Forgetful Functors: Music, Monoids, Homotopy, and so on

John Rahn (University of Washington, USA)

Music analysis – and theory – depend on abstraction from the sensuous/cognitive experience of music, abstraction which clearly has to “forget” properties of the experience – music analysis is a kind of forgetful functor from category of music to the category of the model. For example, Oren Kolman has shown, in a brilliant paper, that any Lewin-Generalized Interval System (GIS) can be re-written as a group, so that all of group theory applies to any GIS, and draws far-reaching consequences from this. However, in group theory, isomorphic groups are treated as structurally identical, that is, equivalent. But in music, two group-isomorphic structures can be hugely different, as in a construal of the pitch structure according to circle-of-fourths-order vs chromatic-order syntaxes (the unit step in one is five steps in the other). So representing music using a GIS amounts to a forgetful functor from music to group.

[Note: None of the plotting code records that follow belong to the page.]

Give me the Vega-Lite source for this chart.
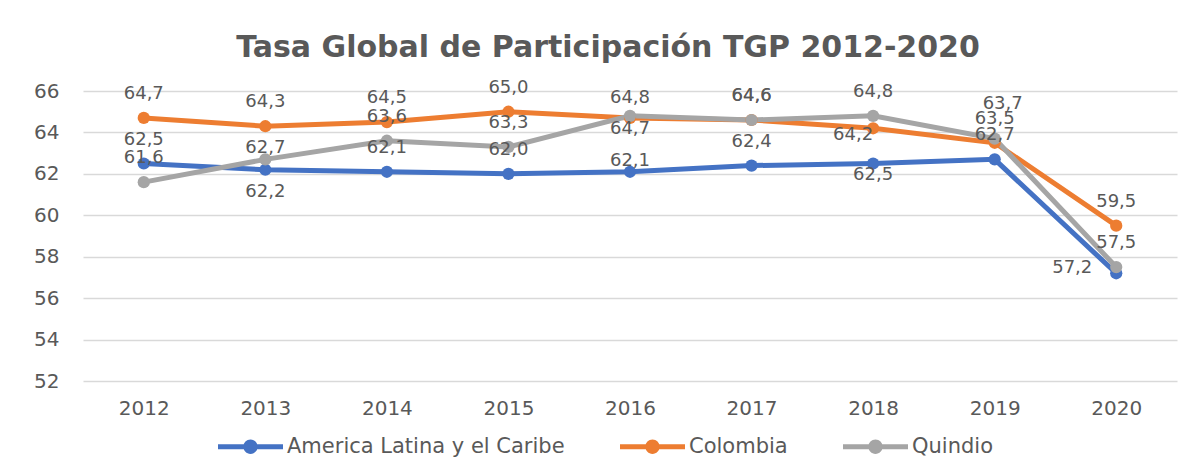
{
  "$schema": "https://vega.github.io/schema/vega-lite/v6.json",
  "width": 1094,
  "height": 290,
  "autosize": {"type": "none"},
  "padding": {"left": 83, "top": 91, "right": 14, "bottom": 103},
  "background": "white",
  "title": {
    "text": "Tasa Global de Participación TGP 2012-2020",
    "font": "DejaVu Sans",
    "fontSize": 30,
    "fontWeight": "bold",
    "color": "#595959",
    "anchor": "middle",
    "offset": 16,
    "dx": -22
  },
  "data": {
    "values": [
      {"serie": "America Latina y el Caribe", "anio": "2012", "valor": 62.5},
      {"serie": "America Latina y el Caribe", "anio": "2013", "valor": 62.2},
      {"serie": "America Latina y el Caribe", "anio": "2014", "valor": 62.1},
      {"serie": "America Latina y el Caribe", "anio": "2015", "valor": 62.0},
      {"serie": "America Latina y el Caribe", "anio": "2016", "valor": 62.1},
      {"serie": "America Latina y el Caribe", "anio": "2017", "valor": 62.4},
      {"serie": "America Latina y el Caribe", "anio": "2018", "valor": 62.5},
      {"serie": "America Latina y el Caribe", "anio": "2019", "valor": 62.7},
      {"serie": "America Latina y el Caribe", "anio": "2020", "valor": 57.2},
      {"serie": "Colombia", "anio": "2012", "valor": 64.7},
      {"serie": "Colombia", "anio": "2013", "valor": 64.3},
      {"serie": "Colombia", "anio": "2014", "valor": 64.5},
      {"serie": "Colombia", "anio": "2015", "valor": 65.0},
      {"serie": "Colombia", "anio": "2016", "valor": 64.7},
      {"serie": "Colombia", "anio": "2017", "valor": 64.6},
      {"serie": "Colombia", "anio": "2018", "valor": 64.2},
      {"serie": "Colombia", "anio": "2019", "valor": 63.5},
      {"serie": "Colombia", "anio": "2020", "valor": 59.5},
      {"serie": "Quindio", "anio": "2012", "valor": 61.6},
      {"serie": "Quindio", "anio": "2013", "valor": 62.7},
      {"serie": "Quindio", "anio": "2014", "valor": 63.6},
      {"serie": "Quindio", "anio": "2015", "valor": 63.3},
      {"serie": "Quindio", "anio": "2016", "valor": 64.8},
      {"serie": "Quindio", "anio": "2017", "valor": 64.6},
      {"serie": "Quindio", "anio": "2018", "valor": 64.8},
      {"serie": "Quindio", "anio": "2019", "valor": 63.7},
      {"serie": "Quindio", "anio": "2020", "valor": 57.5}
    ]
  },
  "encoding": {
    "x": {
      "field": "anio",
      "type": "ordinal",
      "scale": {"type": "point", "padding": 0.5},
      "axis": {
        "title": null,
        "labelAngle": 0,
        "domain": false,
        "ticks": false,
        "labelPadding": 17,
        "labelFontSize": 20,
        "labelFont": "DejaVu Sans",
        "labelColor": "#595959"
      }
    },
    "y": {
      "field": "valor",
      "type": "quantitative",
      "scale": {"domain": [52, 66], "nice": false, "zero": false},
      "axis": {
        "title": null,
        "values": [52, 54, 56, 58, 60, 62, 64, 66],
        "domain": false,
        "ticks": false,
        "labelPadding": 24,
        "labelFontSize": 20,
        "labelFont": "DejaVu Sans",
        "labelColor": "#595959",
        "gridColor": "#D9D9D9",
        "gridWidth": 1.5
      }
    },
    "color": {
      "field": "serie",
      "type": "nominal",
      "scale": {
        "domain": ["America Latina y el Caribe", "Colombia", "Quindio"],
        "range": ["#4472C4", "#ED7D31", "#A5A5A5"]
      },
      "legend": {
        "title": null,
        "orient": "none",
        "direction": "horizontal",
        "legendX": 135,
        "legendY": 323,
        "symbolType": "M-1,-0.08H-0.2V0.08H-1Z M0.2,-0.08H1V0.08H0.2Z M-0.22,0A0.22,0.22 0 1,1 0.22,0A0.22,0.22 0 1,1 -0.22,0Z",
        "symbolSize": 4225,
        "symbolStrokeWidth": 0,
        "labelOffset": 4,
        "labelLimit": 0,
        "columnPadding": 55,
        "labelFontSize": 21,
        "labelFont": "DejaVu Sans",
        "labelColor": "#595959",
        "encode": {
          "symbols": {
            "update": {
              "fill": {"scale": "color", "field": "value"},
              "strokeWidth": {"value": 0}
            }
          }
        }
      }
    }
  },
  "layer": [
    {"mark": {"type": "line", "strokeWidth": 5}},
    {"mark": {"type": "point", "filled": true, "size": 150, "opacity": 1}},
    {
      "transform": [{"filter": "!((datum.serie=='America Latina y el Caribe' && indexof(['2013','2016','2018','2020'], datum.anio) >= 0) || (datum.serie=='Colombia' && indexof(['2016','2018'], datum.anio) >= 0) || (datum.serie=='Quindio' && indexof(['2013','2016','2019'], datum.anio) >= 0))"}],
      "mark": {"type": "text", "dy": -24, "fontSize": 18, "font": "DejaVu Sans"},
      "encoding": {"text": {"field": "valor", "type": "quantitative", "format": ".1f"}, "color": {"value": "#595959"}}
    },
    {
      "transform": [{"filter": "datum.serie=='America Latina y el Caribe' && datum.anio=='2013'"}],
      "mark": {"type": "text", "dy": 22, "fontSize": 18, "font": "DejaVu Sans"},
      "encoding": {"text": {"field": "valor", "type": "quantitative", "format": ".1f"}, "color": {"value": "#595959"}}
    },
    {
      "transform": [{"filter": "(datum.serie=='Colombia' && datum.anio=='2016') || (datum.serie=='America Latina y el Caribe' && datum.anio=='2018')"}],
      "mark": {"type": "text", "dy": 11, "fontSize": 18, "font": "DejaVu Sans"},
      "encoding": {"text": {"field": "valor", "type": "quantitative", "format": ".1f"}, "color": {"value": "#595959"}}
    },
    {
      "transform": [{"filter": "datum.serie=='Colombia' && datum.anio=='2018'"}],
      "mark": {"type": "text", "dx": -20, "dy": 7, "fontSize": 18, "font": "DejaVu Sans"},
      "encoding": {"text": {"field": "valor", "type": "quantitative", "format": ".1f"}, "color": {"value": "#595959"}}
    },
    {
      "transform": [{"filter": "(datum.serie=='America Latina y el Caribe' && datum.anio=='2016') || (datum.serie=='Quindio' && datum.anio=='2013')"}],
      "mark": {"type": "text", "dy": -11, "fontSize": 18, "font": "DejaVu Sans"},
      "encoding": {"text": {"field": "valor", "type": "quantitative", "format": ".1f"}, "color": {"value": "#595959"}}
    },
    {
      "transform": [{"filter": "datum.serie=='Quindio' && datum.anio=='2016'"}],
      "mark": {"type": "text", "dy": -18, "fontSize": 18, "font": "DejaVu Sans"},
      "encoding": {"text": {"field": "valor", "type": "quantitative", "format": ".1f"}, "color": {"value": "#595959"}}
    },
    {
      "transform": [{"filter": "datum.serie=='America Latina y el Caribe' && datum.anio=='2020'"}],
      "mark": {"type": "text", "dx": -44, "dy": -5, "fontSize": 18, "font": "DejaVu Sans"},
      "encoding": {"text": {"field": "valor", "type": "quantitative", "format": ".1f"}, "color": {"value": "#595959"}}
    },
    {
      "transform": [{"filter": "datum.serie=='Quindio' && datum.anio=='2019'"}],
      "mark": {"type": "text", "dx": 8, "dy": -35, "fontSize": 18, "font": "DejaVu Sans"},
      "encoding": {"text": {"field": "valor", "type": "quantitative", "format": ".1f"}, "color": {"value": "#595959"}}
    }
  ],
  "config": {
    "locale": {
      "number": {"decimal": ",", "thousands": ".", "grouping": [3], "currency": ["$", ""]}
    },
    "view": {"stroke": null}
  }
}
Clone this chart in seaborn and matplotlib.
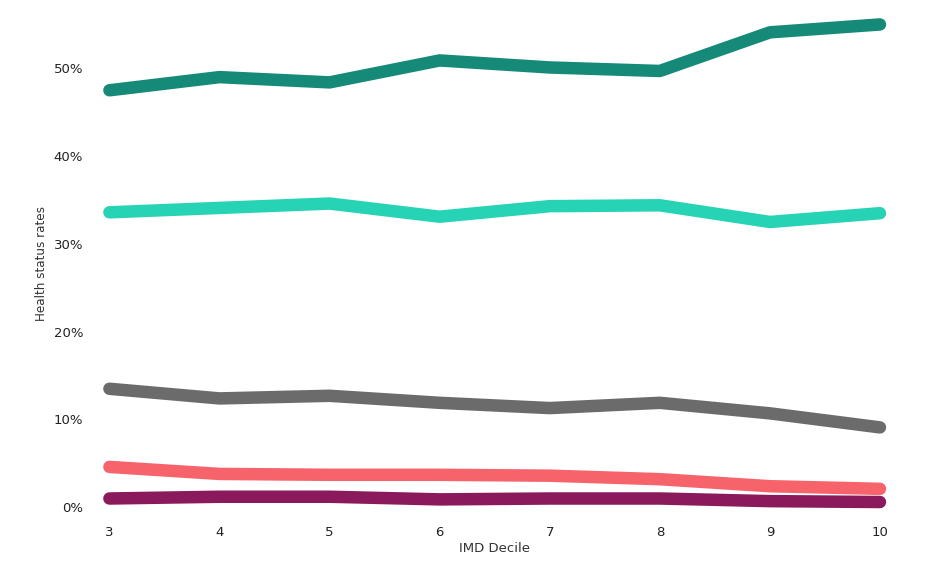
import matplotlib
matplotlib.use("Agg")
import matplotlib.pyplot as plt
import seaborn as sns
import pandas as pd
from matplotlib.ticker import PercentFormatter

deciles = [3, 4, 5, 6, 7, 8, 9, 10]
very_good = [47.5, 49.0, 48.4, 50.9, 50.1, 49.7, 54.1, 55.0]
good = [33.6, 34.1, 34.6, 33.1, 34.3, 34.4, 32.5, 33.5]
fair = [13.5, 12.4, 12.7, 11.9, 11.3, 11.9, 10.7, 9.1]
bad = [4.6, 3.8, 3.7, 3.7, 3.6, 3.2, 2.4, 2.1]
very_bad = [1.0, 1.2, 1.2, 0.9, 1.0, 1.0, 0.7, 0.6]
names = ["Very good", "Good", "Fair", "Bad", "Very bad"]
colors = ["#168a78", "#26d3b5", "#6b6b6b", "#f7636b", "#8a1a5c"]

rows = []
for n, vals in zip(names, [very_good, good, fair, bad, very_bad]):
    for d, v in zip(deciles, vals):
        rows.append({"IMD Decile": d, "rate": v, "status": n})
df = pd.DataFrame(rows)

sns.set_style("white")
fig = plt.figure(figsize=(9.29, 5.64), dpi=100)
ax = fig.add_axes([0.1, 0.085, 0.865, 0.895])
sns.lineplot(data=df, x="IMD Decile", y="rate", hue="status", palette=colors,
             linewidth=9, solid_capstyle="round", legend=False, ax=ax)
sns.despine(ax=ax, left=True, bottom=True)
ax.set_xlim(2.85, 10.15)
ax.set_ylim(-1, 56.5)
ax.set_xticks(deciles)
ax.set_yticks([0, 10, 20, 30, 40, 50])
ax.yaxis.set_major_formatter(PercentFormatter(decimals=0))
ax.tick_params(labelsize=9.5, colors="#222222")
ax.set_xlabel("IMD Decile", fontsize=9.5, color="#333333", labelpad=2)
ax.set_ylabel("Health status rates", fontsize=9.5, color="#333333", fontstretch="condensed", family="Liberation Sans Narrow" if False else None)
fig.savefig("out.png", dpi=100)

David Lewin has, some twenty years ago, also modelled music as “transformational networks”, which are digraphs with arrows labelled consistently in a monoid; sometimes the vertices are labelled as well in a set of objects acted on by the arrows. These networks are clearly equivalent to the commutative diagrams of category theory. More recently, Guerino Mazzola has elaborated models of music in Grothendieck Topologies, using as his basic construct the category of contravariant set-valued hom-functors over modules, so as to obtain a category (set) that has the sub-object classifier (characteristic function) required for a Grothendieck Topology. In either case, Lewin networks or Mazzola compositions in Grothendieck Topologies, one promising avenue of exploration is to investigate the homotopy classes. But as always in music theory, the forgetful generalization has to be kept firmly in mind alongside what it forgets. (This could be construed as a special case of Hegelian dialectic!) For a model of music, both the class of all paths from one place to another, and each individual such path as colored by its membership in the homotopy class, are essential to understanding.

John Rahn is Professor of Music Composition and Music Theory at the
University of Washington. His compositions have been widely performed and
broadcast in North and South America and in Europe, from Argentina to
Romania. He finished a chamber opera called The New Mother in late 2000,
and Greek Bones for two trombones in 2005. During 2003-2004, Rahn taught composition and theory at ESMUC in Barcelona, where one of his students won the international Guinjoan Composition Prize. He was actively involved in the formation of the Society for Music Theory. Rahn served as Editor of Perspectives of New Music from 1983 to 1994, and again from 2000 to the present.His publications include Basic Atonal Theory (MacMillan), Perspectives on Musical Aesthetics (Norton), Music Inside Out (2001, and many articles in journals and proceedings in about nine countries.